=== Requirements ===
Repeat the lines below exactly as they appear, but leave out the images.

== Given data

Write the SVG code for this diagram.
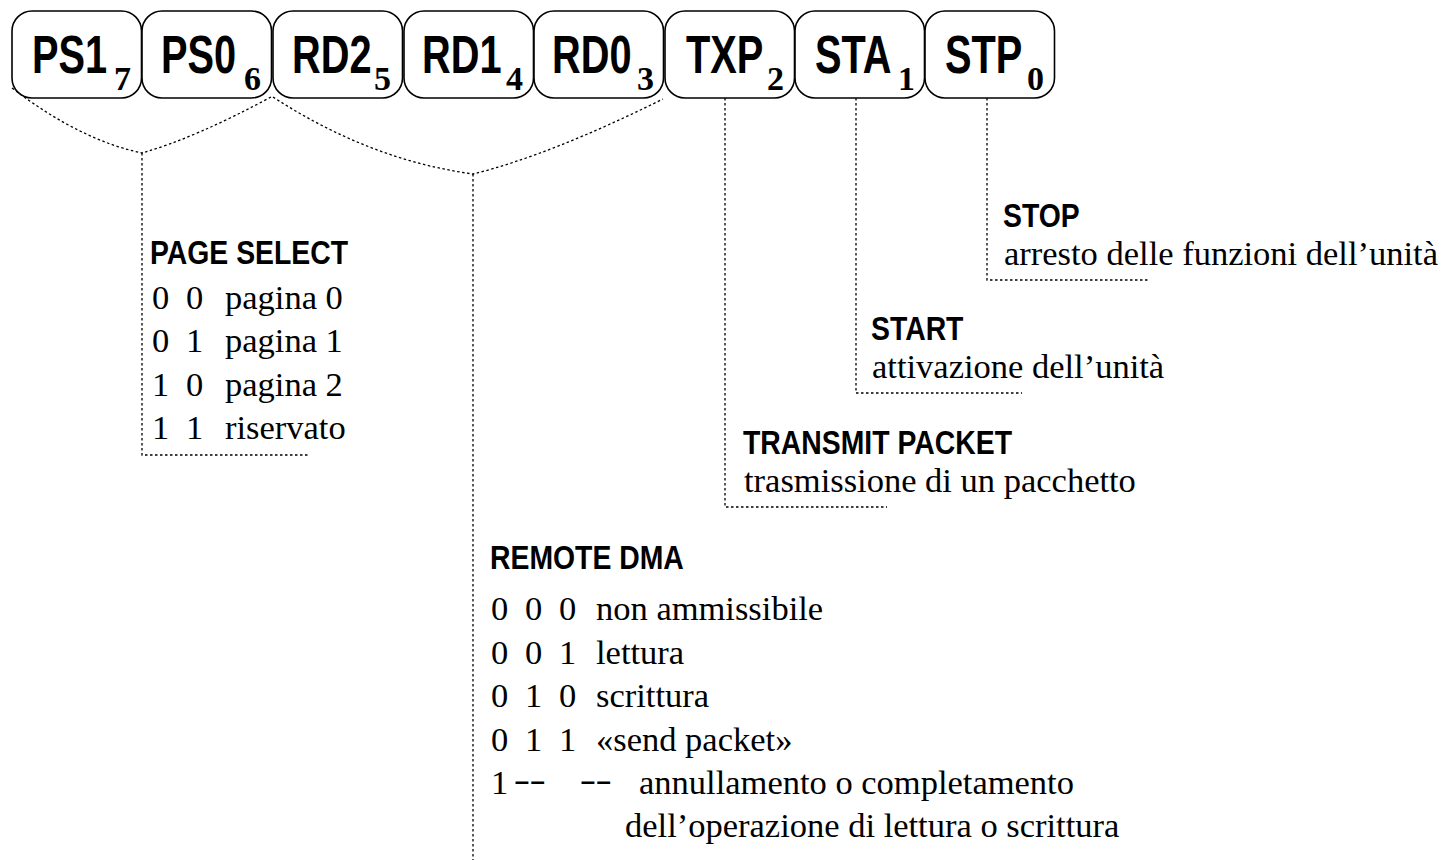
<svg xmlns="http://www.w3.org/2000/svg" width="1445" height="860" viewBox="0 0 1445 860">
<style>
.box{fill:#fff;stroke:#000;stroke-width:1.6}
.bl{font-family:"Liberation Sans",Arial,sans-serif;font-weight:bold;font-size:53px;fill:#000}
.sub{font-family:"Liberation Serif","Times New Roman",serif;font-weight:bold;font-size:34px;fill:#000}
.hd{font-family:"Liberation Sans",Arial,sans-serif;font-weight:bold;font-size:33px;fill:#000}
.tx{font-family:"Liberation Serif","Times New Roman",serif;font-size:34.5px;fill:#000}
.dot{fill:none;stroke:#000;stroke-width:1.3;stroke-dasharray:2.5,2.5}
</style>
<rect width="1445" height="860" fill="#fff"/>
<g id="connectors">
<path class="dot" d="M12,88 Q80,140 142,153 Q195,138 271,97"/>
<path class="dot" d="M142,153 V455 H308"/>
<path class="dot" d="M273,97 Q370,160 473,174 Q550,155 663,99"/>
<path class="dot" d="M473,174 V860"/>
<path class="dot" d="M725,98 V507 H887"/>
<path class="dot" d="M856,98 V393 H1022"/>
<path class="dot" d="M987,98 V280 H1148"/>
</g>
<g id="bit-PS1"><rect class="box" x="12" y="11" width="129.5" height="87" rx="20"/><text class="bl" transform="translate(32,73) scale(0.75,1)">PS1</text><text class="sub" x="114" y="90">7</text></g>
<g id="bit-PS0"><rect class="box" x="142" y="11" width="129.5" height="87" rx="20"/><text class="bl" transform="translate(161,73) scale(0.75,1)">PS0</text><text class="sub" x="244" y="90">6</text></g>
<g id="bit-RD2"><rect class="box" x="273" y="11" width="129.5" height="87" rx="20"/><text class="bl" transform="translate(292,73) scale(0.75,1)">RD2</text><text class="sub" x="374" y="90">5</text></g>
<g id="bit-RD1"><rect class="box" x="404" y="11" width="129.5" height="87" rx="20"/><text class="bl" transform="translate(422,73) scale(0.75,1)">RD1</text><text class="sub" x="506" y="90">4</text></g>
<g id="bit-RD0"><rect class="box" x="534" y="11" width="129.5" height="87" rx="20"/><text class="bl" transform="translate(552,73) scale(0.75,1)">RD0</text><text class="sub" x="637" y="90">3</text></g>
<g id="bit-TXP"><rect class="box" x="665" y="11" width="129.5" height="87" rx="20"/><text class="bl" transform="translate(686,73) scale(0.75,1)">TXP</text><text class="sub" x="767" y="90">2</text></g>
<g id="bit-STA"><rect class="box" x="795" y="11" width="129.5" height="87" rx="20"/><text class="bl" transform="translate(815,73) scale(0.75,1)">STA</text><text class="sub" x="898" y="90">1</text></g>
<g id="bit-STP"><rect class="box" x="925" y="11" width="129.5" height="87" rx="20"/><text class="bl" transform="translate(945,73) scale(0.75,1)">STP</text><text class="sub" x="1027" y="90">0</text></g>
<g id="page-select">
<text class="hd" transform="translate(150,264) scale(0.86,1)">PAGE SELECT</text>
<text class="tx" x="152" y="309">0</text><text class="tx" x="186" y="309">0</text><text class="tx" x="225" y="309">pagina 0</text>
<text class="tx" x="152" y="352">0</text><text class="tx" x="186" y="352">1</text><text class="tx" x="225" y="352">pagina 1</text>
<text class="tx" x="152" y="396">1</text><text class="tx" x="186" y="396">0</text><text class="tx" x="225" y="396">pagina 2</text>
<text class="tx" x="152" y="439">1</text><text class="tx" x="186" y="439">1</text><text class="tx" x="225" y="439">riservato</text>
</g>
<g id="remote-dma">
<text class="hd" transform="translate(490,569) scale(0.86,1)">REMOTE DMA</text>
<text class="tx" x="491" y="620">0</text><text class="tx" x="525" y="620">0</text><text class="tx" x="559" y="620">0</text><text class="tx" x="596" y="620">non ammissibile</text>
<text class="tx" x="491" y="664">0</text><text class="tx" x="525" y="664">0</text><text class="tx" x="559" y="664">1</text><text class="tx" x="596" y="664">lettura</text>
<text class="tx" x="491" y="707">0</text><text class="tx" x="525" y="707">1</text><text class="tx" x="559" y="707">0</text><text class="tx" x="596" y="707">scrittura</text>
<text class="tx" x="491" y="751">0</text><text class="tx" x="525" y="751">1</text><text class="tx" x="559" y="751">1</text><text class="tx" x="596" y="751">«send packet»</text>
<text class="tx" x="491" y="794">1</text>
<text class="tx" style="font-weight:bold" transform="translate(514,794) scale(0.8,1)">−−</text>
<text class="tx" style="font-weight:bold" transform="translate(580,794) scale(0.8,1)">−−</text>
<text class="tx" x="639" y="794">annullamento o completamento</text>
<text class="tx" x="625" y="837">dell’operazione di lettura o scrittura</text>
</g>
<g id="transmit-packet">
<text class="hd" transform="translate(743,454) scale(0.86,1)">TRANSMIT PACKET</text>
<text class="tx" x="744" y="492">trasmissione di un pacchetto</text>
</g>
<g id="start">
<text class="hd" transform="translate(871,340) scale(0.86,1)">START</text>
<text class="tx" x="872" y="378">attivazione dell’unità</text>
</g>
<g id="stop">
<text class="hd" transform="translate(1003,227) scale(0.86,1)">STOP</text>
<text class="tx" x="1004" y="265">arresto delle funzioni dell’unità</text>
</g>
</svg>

====

=== Output ===
Write the SVG code for this diagram.
<svg xmlns="http://www.w3.org/2000/svg" width="1445" height="860" viewBox="0 0 1445 860">
<style>
.box{fill:#fff;stroke:#000;stroke-width:1.6}
.bl{font-family:"Liberation Sans",Arial,sans-serif;font-weight:bold;font-size:53px;fill:#000}
.sub{font-family:"Liberation Serif","Times New Roman",serif;font-weight:bold;font-size:34px;fill:#000}
.hd{font-family:"Liberation Sans",Arial,sans-serif;font-weight:bold;font-size:33px;fill:#000}
.tx{font-family:"Liberation Serif","Times New Roman",serif;font-size:34.5px;fill:#000}
.dot{fill:none;stroke:#000;stroke-width:1.3;stroke-dasharray:2.5,2.5}
</style>
<rect width="1445" height="860" fill="#fff"/>
<g id="connectors">
<path class="dot" d="M12,88 Q80,140 142,153 Q195,138 271,97"/>
<path class="dot" d="M142,153 V455 H308"/>
<path class="dot" d="M273,97 Q370,160 473,174 Q550,155 663,99"/>
<path class="dot" d="M473,174 V860"/>
<path class="dot" d="M725,98 V507 H887"/>
<path class="dot" d="M856,98 V393 H1022"/>
<path class="dot" d="M987,98 V280 H1148"/>
</g>
<g id="bit-PS1"><rect class="box" x="12" y="11" width="129.5" height="87" rx="20"/><text class="bl" transform="translate(32,73) scale(0.75,1)">PS1</text><text class="sub" x="114" y="90">7</text></g>
<g id="bit-PS0"><rect class="box" x="142" y="11" width="129.5" height="87" rx="20"/><text class="bl" transform="translate(161,73) scale(0.75,1)">PS0</text><text class="sub" x="244" y="90">6</text></g>
<g id="bit-RD2"><rect class="box" x="273" y="11" width="129.5" height="87" rx="20"/><text class="bl" transform="translate(292,73) scale(0.75,1)">RD2</text><text class="sub" x="374" y="90">5</text></g>
<g id="bit-RD1"><rect class="box" x="404" y="11" width="129.5" height="87" rx="20"/><text class="bl" transform="translate(422,73) scale(0.75,1)">RD1</text><text class="sub" x="506" y="90">4</text></g>
<g id="bit-RD0"><rect class="box" x="534" y="11" width="129.5" height="87" rx="20"/><text class="bl" transform="translate(552,73) scale(0.75,1)">RD0</text><text class="sub" x="637" y="90">3</text></g>
<g id="bit-TXP"><rect class="box" x="665" y="11" width="129.5" height="87" rx="20"/><text class="bl" transform="translate(686,73) scale(0.75,1)">TXP</text><text class="sub" x="767" y="90">2</text></g>
<g id="bit-STA"><rect class="box" x="795" y="11" width="129.5" height="87" rx="20"/><text class="bl" transform="translate(815,73) scale(0.75,1)">STA</text><text class="sub" x="898" y="90">1</text></g>
<g id="bit-STP"><rect class="box" x="925" y="11" width="129.5" height="87" rx="20"/><text class="bl" transform="translate(945,73) scale(0.75,1)">STP</text><text class="sub" x="1027" y="90">0</text></g>
<g id="page-select">
<text class="hd" transform="translate(150,264) scale(0.86,1)">PAGE SELECT</text>
<text class="tx" x="152" y="309">0</text><text class="tx" x="186" y="309">0</text><text class="tx" x="225" y="309">pagina 0</text>
<text class="tx" x="152" y="352">0</text><text class="tx" x="186" y="352">1</text><text class="tx" x="225" y="352">pagina 1</text>
<text class="tx" x="152" y="396">1</text><text class="tx" x="186" y="396">0</text><text class="tx" x="225" y="396">pagina 2</text>
<text class="tx" x="152" y="439">1</text><text class="tx" x="186" y="439">1</text><text class="tx" x="225" y="439">riservato</text>
</g>
<g id="remote-dma">
<text class="hd" transform="translate(490,569) scale(0.86,1)">REMOTE DMA</text>
<text class="tx" x="491" y="620">0</text><text class="tx" x="525" y="620">0</text><text class="tx" x="559" y="620">0</text><text class="tx" x="596" y="620">non ammissibile</text>
<text class="tx" x="491" y="664">0</text><text class="tx" x="525" y="664">0</text><text class="tx" x="559" y="664">1</text><text class="tx" x="596" y="664">lettura</text>
<text class="tx" x="491" y="707">0</text><text class="tx" x="525" y="707">1</text><text class="tx" x="559" y="707">0</text><text class="tx" x="596" y="707">scrittura</text>
<text class="tx" x="491" y="751">0</text><text class="tx" x="525" y="751">1</text><text class="tx" x="559" y="751">1</text><text class="tx" x="596" y="751">«send packet»</text>
<text class="tx" x="491" y="794">1</text>
<text class="tx" style="font-weight:bold" transform="translate(514,794) scale(0.8,1)">−−</text>
<text class="tx" style="font-weight:bold" transform="translate(580,794) scale(0.8,1)">−−</text>
<text class="tx" x="639" y="794">annullamento o completamento</text>
<text class="tx" x="625" y="837">dell’operazione di lettura o scrittura</text>
</g>
<g id="transmit-packet">
<text class="hd" transform="translate(743,454) scale(0.86,1)">TRANSMIT PACKET</text>
<text class="tx" x="744" y="492">trasmissione di un pacchetto</text>
</g>
<g id="start">
<text class="hd" transform="translate(871,340) scale(0.86,1)">START</text>
<text class="tx" x="872" y="378">attivazione dell’unità</text>
</g>
<g id="stop">
<text class="hd" transform="translate(1003,227) scale(0.86,1)">STOP</text>
<text class="tx" x="1004" y="265">arresto delle funzioni dell’unità</text>
</g>
</svg>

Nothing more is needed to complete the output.